What is asked: Leave the pictures out and quote every line from the start of the listing to the line with "const toPoints = (arr: number[])", inclusive.

Stored dataset items
********************

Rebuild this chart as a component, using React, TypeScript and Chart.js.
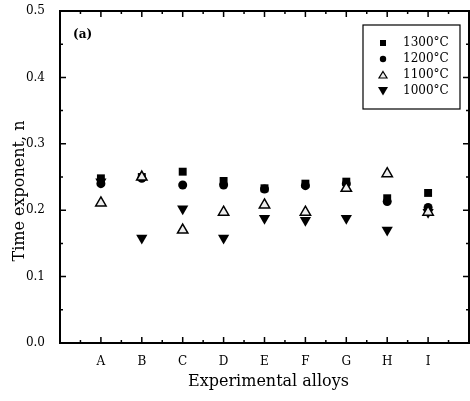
import React, { useEffect, useRef } from 'react';
import { Chart, registerables } from 'chart.js';

Chart.register(...registerables);

const categories = ['A', 'B', 'C', 'D', 'E', 'F', 'G', 'H', 'I'];
const seriesLabels = ['1300°C', '1200°C', '1100°C', '1000°C'];
const n1300 = [0.248, 0.25, 0.258, 0.244, 0.233, 0.24, 0.243, 0.218, 0.226];
const n1200 = [0.24, 0.248, 0.238, 0.238, 0.232, 0.237, 0.24, 0.213, 0.204];
const n1100 = [0.211, 0.25, 0.17, 0.197, 0.208, 0.197, 0.233, 0.255, 0.197];
const n1000 = [0.243, 0.158, 0.202, 0.158, 0.188, 0.185, 0.188, 0.17, 0.197];
const yTickValues = [0, 0.1, 0.2, 0.3, 0.4, 0.5];
const panelLabel = '(a)';
const xTitle = 'Experimental alloys';
const yTitle = 'Time exponent, n';

const FONT = '"DejaVu Serif", "Liberation Serif", serif';

const toPoints = (arr: number[]) => arr.map((v, i) => ({ x: i + 1, y: v }));

function drawMarker(ctx: CanvasRenderingContext2D, kind: string, x: number, y: number) {
  ctx.save();
  ctx.fillStyle = '#000';
  ctx.strokeStyle = '#000';
  ctx.lineWidth = 1.2;
  ctx.beginPath();
  if (kind === 'rect') {
    ctx.rect(x - 3, y - 3, 6, 6);
    ctx.fill();
  } else if (kind === 'circle') {
    ctx.arc(x, y, 3.2, 0, Math.PI * 2);
    ctx.fill();
  } else if (kind === 'up') {
    ctx.moveTo(x, y - 3.5);
    ctx.lineTo(x + 4, y + 3);
    ctx.lineTo(x - 4, y + 3);
    ctx.closePath();
    ctx.fillStyle = '#eee';
    ctx.fill();
    ctx.stroke();
  } else {
    ctx.moveTo(x - 5, y - 4);
    ctx.lineTo(x + 5, y - 4);
    ctx.lineTo(x, y + 4.5);
    ctx.closePath();
    ctx.fill();
  }
  ctx.restore();
}

const framePlugin = {
  id: 'framePlugin',
  afterDraw(chart: any) {
    const { ctx, chartArea } = chart;
    const { left, right, top, bottom } = chartArea;
    const xs = chart.scales.x;
    const ys = chart.scales.y;
    ctx.save();
    ctx.strokeStyle = '#000';
    ctx.lineWidth = 2;
    ctx.strokeRect(left, top, right - left, bottom - top);
    ctx.lineWidth = 1.5;
    ctx.beginPath();
    for (let k = 0; k <= 10; k++) {
      const py = ys.getPixelForValue(k * 0.05);
      const len = k % 2 === 0 ? 6 : 3;
      ctx.moveTo(left, py);
      ctx.lineTo(left + len, py);
      ctx.moveTo(right, py);
      ctx.lineTo(right - len, py);
    }
    for (let k = 1; k < 20; k++) {
      const px = xs.getPixelForValue(k * 0.5);
      const len = k % 2 === 0 ? 6 : 3;
      ctx.moveTo(px, bottom);
      ctx.lineTo(px, bottom - len);
      ctx.moveTo(px, top);
      ctx.lineTo(px, top + len);
    }
    ctx.stroke();

    ctx.fillStyle = '#000';
    ctx.font = `bold 12px ${FONT}`;
    ctx.textAlign = 'left';
    ctx.textBaseline = 'middle';
    ctx.fillText(panelLabel, left + 13, top + 24);

    const lx = 363, ly = 25, lw = 97, lh = 84;
    ctx.lineWidth = 1.2;
    ctx.strokeRect(lx, ly, lw, lh);
    const kinds = ['rect', 'circle', 'up', 'down'];
    ctx.font = `12px ${FONT}`;
    seriesLabels.forEach((lab, i) => {
      const ry = ly + 18 + i * 16;
      drawMarker(ctx, kinds[i], 383, ry);
      ctx.fillStyle = '#000';
      ctx.textAlign = 'left';
      ctx.textBaseline = 'middle';
      ctx.fillText(lab, 403, ry);
    });

    ctx.font = `16px ${FONT}`;
    ctx.textAlign = 'center';
    ctx.textBaseline = 'middle';
    ctx.fillText(xTitle, (left + right) / 2 + 4, 382);
    ctx.save();
    ctx.translate(20, 191);
    ctx.rotate(-Math.PI / 2);
    ctx.fillText(yTitle, 0, 0);
    ctx.restore();
    ctx.restore();
  },
};

export default function App() {
  const ref = useRef<HTMLCanvasElement | null>(null);
  useEffect(() => {
    document.body.style.margin = '0';
    const canvas = ref.current;
    if (!canvas) return;
    const common = { showLine: false, borderColor: '#000', backgroundColor: '#000' };
    const chart = new Chart(canvas, {
      type: 'scatter',
      data: {
        datasets: [
          { ...common, label: seriesLabels[0], data: toPoints(n1300), pointStyle: 'rect', pointRadius: 5.6, borderWidth: 0, order: 2 },
          { ...common, label: seriesLabels[1], data: toPoints(n1200), pointStyle: 'circle', pointRadius: 4.5, borderWidth: 0, order: 1 },
          { ...common, label: seriesLabels[2], data: toPoints(n1100), pointStyle: 'triangle', pointRadius: 6, backgroundColor: '#eeeeee', borderWidth: 1.5, order: 0 },
          { ...common, label: seriesLabels[3], data: toPoints(n1000), pointStyle: 'triangle', pointRotation: 180, pointRadius: 6.5, borderWidth: 0, order: 3 },
        ] as any,
      },
      options: {
        responsive: false,
        animation: false,
        layout: { autoPadding: false, padding: { left: 0, top: 11, right: 1, bottom: 0 } },
        plugins: { legend: { display: false }, tooltip: { enabled: false } },
        scales: {
          x: {
            type: 'linear',
            min: 0,
            max: 10,
            afterBuildTicks: (s: any) => {
              s.ticks = categories.map((_, i) => ({ value: i + 1 }));
            },
            afterFit: (s: any) => {
              s.height = 58;
              s.paddingLeft = 0;
              s.paddingRight = 0;
            },
            grid: { display: false },
            border: { display: false },
            ticks: {
              color: '#000',
              font: { family: FONT, size: 12 },
              padding: 4,
              maxRotation: 0,
              autoSkip: false,
              callback: (v: any) => categories[Number(v) - 1] ?? '',
            },
          },
          y: {
            type: 'linear',
            min: 0,
            max: 0.5,
            afterBuildTicks: (s: any) => {
              s.ticks = yTickValues.map((v) => ({ value: v }));
            },
            afterFit: (s: any) => {
              s.width = 60;
              s.paddingTop = 0;
              s.paddingBottom = 0;
            },
            grid: { display: false },
            border: { display: false },
            ticks: {
              color: '#000',
              font: { family: FONT, size: 12 },
              padding: 7,
              callback: (v: any) => Number(v).toFixed(1),
            },
          },
        },
      } as any,
      plugins: [framePlugin],
    });
    return () => chart.destroy();
  }, []);
  return (
    <div style={{ width: 470, height: 401 }}>
      <canvas ref={ref} width={470} height={401} style={{ display: 'block' }} />
    </div>
  );
}
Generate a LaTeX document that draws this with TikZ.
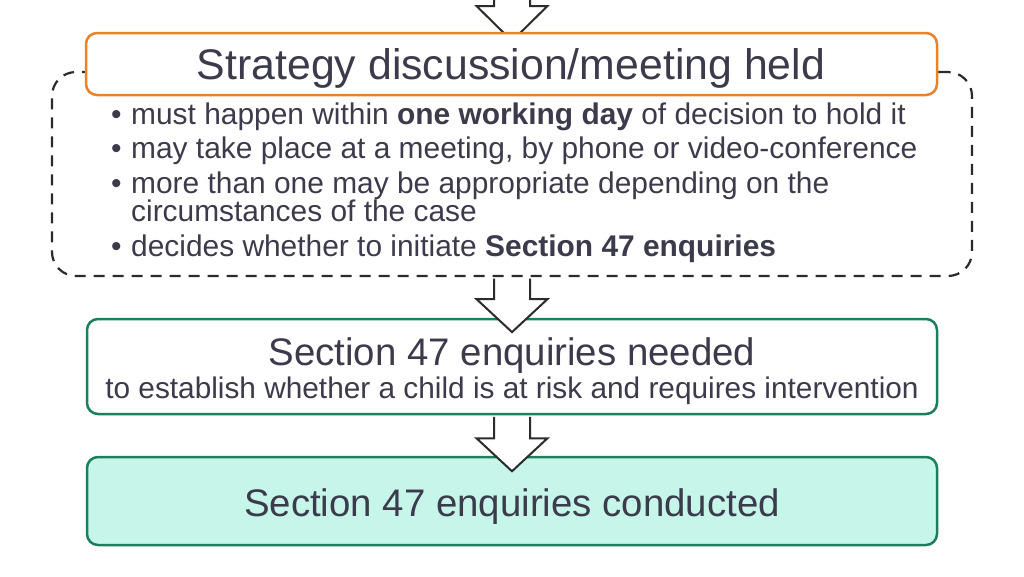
\documentclass[tikz,border=0pt]{standalone}
\usepackage{fontspec}
\setmainfont{Liberation Sans}
\usetikzlibrary{calc}
\definecolor{txt}{HTML}{3B3B4B}
\definecolor{orng}{HTML}{E8832A}
\definecolor{grn}{HTML}{1C7E5D}
\definecolor{mint}{HTML}{C6F6E9}
\definecolor{ink}{HTML}{2B2B2B}

\begin{document}
\begin{tikzpicture}[x=1pt,y=-1pt]
\tikzstyle{stagebox}=[draw=grn,line width=2.5pt,rounded corners=11pt,fill=white,minimum width=850pt,inner sep=0pt]
\tikzstyle{frame}=[draw=ink,line width=2.2pt,dash pattern=on 11pt off 8pt,rounded corners=24pt,minimum width=920pt,minimum height=204pt,inner sep=0pt]
\tikzstyle{blockarrow}=[draw=ink,line width=2pt,fill=white,line join=miter]
\tikzstyle{heading}=[anchor=base,inner sep=0pt,text=txt,font=\fontsize{38.4}{40}\selectfont]
\tikzstyle{point}=[anchor=base west,inner sep=0pt,text=txt,font=\fontsize{29.9}{30}\selectfont]
\useasboundingbox (0,0) rectangle (1024,576);
% dashed frame and arrow into the first box
\node[frame] (d0) at (512,174) {};
\coordinate (a0) at (512,-10);
\filldraw[blockarrow] ($(a0)+(-18,0)$) -- ($(a0)+(-18,16)$) -- ($(a0)+(-35.5,16)$) -- ($(a0)+(0,51)$) -- ($(a0)+(35.5,16)$) -- ($(a0)+(18,16)$) -- ($(a0)+(18,0)$);
\node[stagebox,draw=orng,minimum width=851pt,minimum height=62pt] (b0) at (511.5,64) {};
\node[heading,font=\fontsize{42.8}{44}\selectfont] (t0) at (511,79) {Strategy discussion/meeting held};
\node[point] (l1) at (111,124) {\makebox[20pt][l]{\textbullet}must happen within \textbf{one working day} of decision to hold it};
\node[point] (l2) at (111,158) {\makebox[20pt][l]{\textbullet}may take place at a meeting, by phone or video-conference};
\node[point] (l3) at (111,193) {\makebox[20pt][l]{\textbullet}more than one may be appropriate depending on the};
\node[point] (l4) at (131,221) {circumstances of the case};
\node[point] (l5) at (111,256) {\makebox[20pt][l]{\textbullet}decides whether to initiate \textbf{Section 47 enquiries}};
% the two section 47 boxes
\node[stagebox,minimum height=95pt] (b1) at (512,366.5) {};
\node[heading] (t1) at (512,365) {Section 47 enquiries needed};
\node[point,anchor=base,font=\fontsize{29.8}{30}\selectfont] (t1s) at (512,398) {to establish whether a child is at risk and requires intervention};
\node[stagebox,fill=mint,minimum height=88pt] (b2) at (512,501) {};
\node[heading] (t2) at (512,516) {Section 47 enquiries conducted};
\filldraw[blockarrow] ($(d0.south)+(-18,1.5)$) -- ($(d0.south)+(-18,22)$) -- ($(d0.south)+(-35.5,22)$) -- ($(d0.south)+(0,55)$) -- ($(d0.south)+(35.5,22)$) -- ($(d0.south)+(18,22)$) -- ($(d0.south)+(18,1.5)$);
\filldraw[blockarrow] ($(b1.south)+(-18,1.5)$) -- ($(b1.south)+(-18,23)$) -- ($(b1.south)+(-35.5,23)$) -- ($(b1.south)+(0,56)$) -- ($(b1.south)+(35.5,23)$) -- ($(b1.south)+(18,23)$) -- ($(b1.south)+(18,1.5)$);
\end{tikzpicture}
\end{document}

********************

The answer:
Rebuild this chart as a component, using React, TypeScript and Chart.js.
import React, { useEffect, useRef } from 'react';
import { Chart, registerables } from 'chart.js';

Chart.register(...registerables);

const categories = ['A', 'B', 'C', 'D', 'E', 'F', 'G', 'H', 'I'];
const seriesLabels = ['1300°C', '1200°C', '1100°C', '1000°C'];
const n1300 = [0.248, 0.25, 0.258, 0.244, 0.233, 0.24, 0.243, 0.218, 0.226];
const n1200 = [0.24, 0.248, 0.238, 0.238, 0.232, 0.237, 0.24, 0.213, 0.204];
const n1100 = [0.211, 0.25, 0.17, 0.197, 0.208, 0.197, 0.233, 0.255, 0.197];
const n1000 = [0.243, 0.158, 0.202, 0.158, 0.188, 0.185, 0.188, 0.17, 0.197];
const yTickValues = [0, 0.1, 0.2, 0.3, 0.4, 0.5];
const panelLabel = '(a)';
const xTitle = 'Experimental alloys';
const yTitle = 'Time exponent, n';

const FONT = '"DejaVu Serif", "Liberation Serif", serif';

const toPoints = (arr: number[]) => arr.map((v, i) => ({ x: i + 1, y: v }));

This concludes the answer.